In an Alliance television advertisement, Lee declares: “I’m voting ‘no’ on ConCon. There are three questions we need to ask: Is our state Constitution broken? Is there a legal problem with our Constitution? Do the benefits justify the cost? I believe the answer to all three questions is no.”

State Attorney General Mark Bennett disagrees. I heard him recently on PBS-Hawaii’s Island Insights. Bennett, with his usual cogency, argued public safety, local school boards, energy independence and healthcare (in the form of tort reform), term limits for legislators and a balanced budget could all be addressed in a constitutional convention.

Most tellingly, he pointed out that Hawaii escaped initiative and referendum (the bane of California’s civic life - my thought, not Bennett’s ) by the inclusion of a decennial constitutional review. And he also argued that Hawaii’s people are fair, judicious and highly unlikely - in convention - to deprive their fellow citizens of rights contained in our present constitution.
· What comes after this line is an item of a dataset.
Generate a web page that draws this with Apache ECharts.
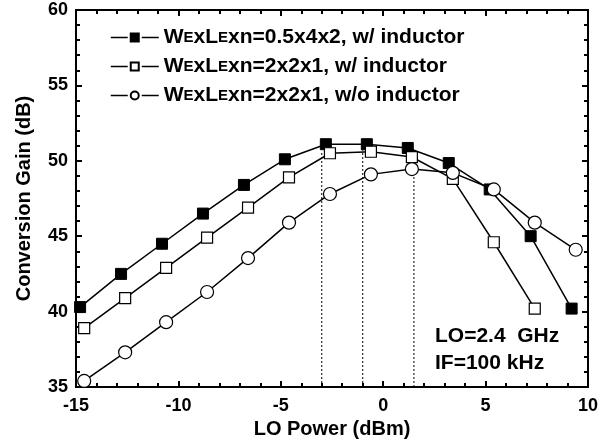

Attorney Tony Gill, who appeared on the same program, wasn’t so sure about the security of our civil rights - and he made persuasive arguments about the need to maintain a “lean” constitution. Programmatic legislation, Gill argued, was the province of the people’s elected representatives in the Legislature. Frustrated Republicans, like frustrated first-term legislators (my thought, not Gill’s) should run candidates who support their views for the Legislature, rather than leaving so many seats uncontested as they did this election year.

I agree, but I also remember the 1978 constitutional convention and the degree to which it revitalized Hawaii’s politics. It gave a platform to a whole new generation of state politicians, including the state’s first Hawaiian governor - John Waihee - and a mayor who did much to improve the face of Honolulu, Jeremy Harris. It also gave us a slew of new and often reform-minded legislators.

And the convention debates - on issues from initiative, referendum and recall to the creation of an Office of Hawaiian Affairs - stirred us all. Thirty years after the adoption of the product, I think little damage was done to our civic life and some good realized.

So where does that leave me on ConCon come Nov. 4? I don’t know. I’ll probably decide inside that curtained booth in the Palisades Elementary School cafeteria. So much for following the debate.